How does it work?
You record goodwill when the purchase price of a business is higher than the tangible and intangible assets purchased minus the liabilities assumed. When one company purchases another company at a price that is higher than the fair market value of its net assets (assets minus liabilities), the difference is goodwill. It can include things like a company’s reputation, sound customer base, customer relationships and good employee relations.
Not all intangible assets are goodwill. For example, patents, trademarks and licences that can be sold separately do not fall into this category.
How do you calculate it?
To calculate this figure, you start with the purchase price of a company then subtract the fair market value of the assets and liabilities. In an equation, this would be:
Goodwill = P – (A – L)
P = price of the company purchased
A = fair market value of assets
L = fair market value of liabilities
The standard definition of goodwill
According to the Australian Accounting Standards Board (AASB), goodwill includes:
‘Future economic benefits arising from assets that are not capable of being individually identified and separately recognised.’

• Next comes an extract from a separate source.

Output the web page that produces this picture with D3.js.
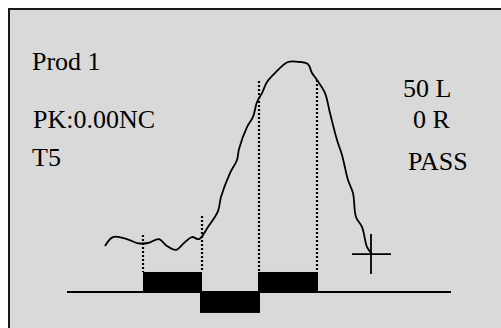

They also describe how goodwill is measured:
‘…the excess of the cost of the business combination over the acquirer’s interest in the net fair value of the identifiable assets, liabilities and contingent liabilities…’
Where does goodwill fit on the balance sheet
Since it is an asset, it fits on the asset section of the balance sheet. Let’s say Company A purchases Company B for $1 million. Company B has assets valued at $750,000 and liabilities of $50,000. In this case, Company A, the acquiring company, paid a premium of $300,000 above the value of identifiable assets:
Goodwill = $1,000,000 – ($750,000 – $50,000) = $300,000
This amount is goodwill and includes intangible things that add value to the business even though they can’t be sold separately.
The value of goodwill can change over time. For example, if a large number of customers of the company being purchased decide to purchase from competitors, instead of the new owners, this will impact goodwill. Also, if the company culture changes and experience staff decide to leave the acquired business, this can also lead to a decrease in goodwill, known as impairment.
When considering goodwill, it’s best to consult with a professional accountant. The Australian Tax Office offers a summary of how to value goodwill:
Its valuation is generally based on the calculation of a residual value. In basic terms, this approach requires the valuation of the net identifiable assets of the business (market-adjusted) and the valuation (market value) of the equity of the business.
A residual value may be derived by subtracting the value of the net identifiable assets of the business from the value of equity of the business. As a general rule, the calculation of a residual value will be the most appropriate method for deriving goodwill. However, other methods may be accepted if they are appropriate to the circumstances.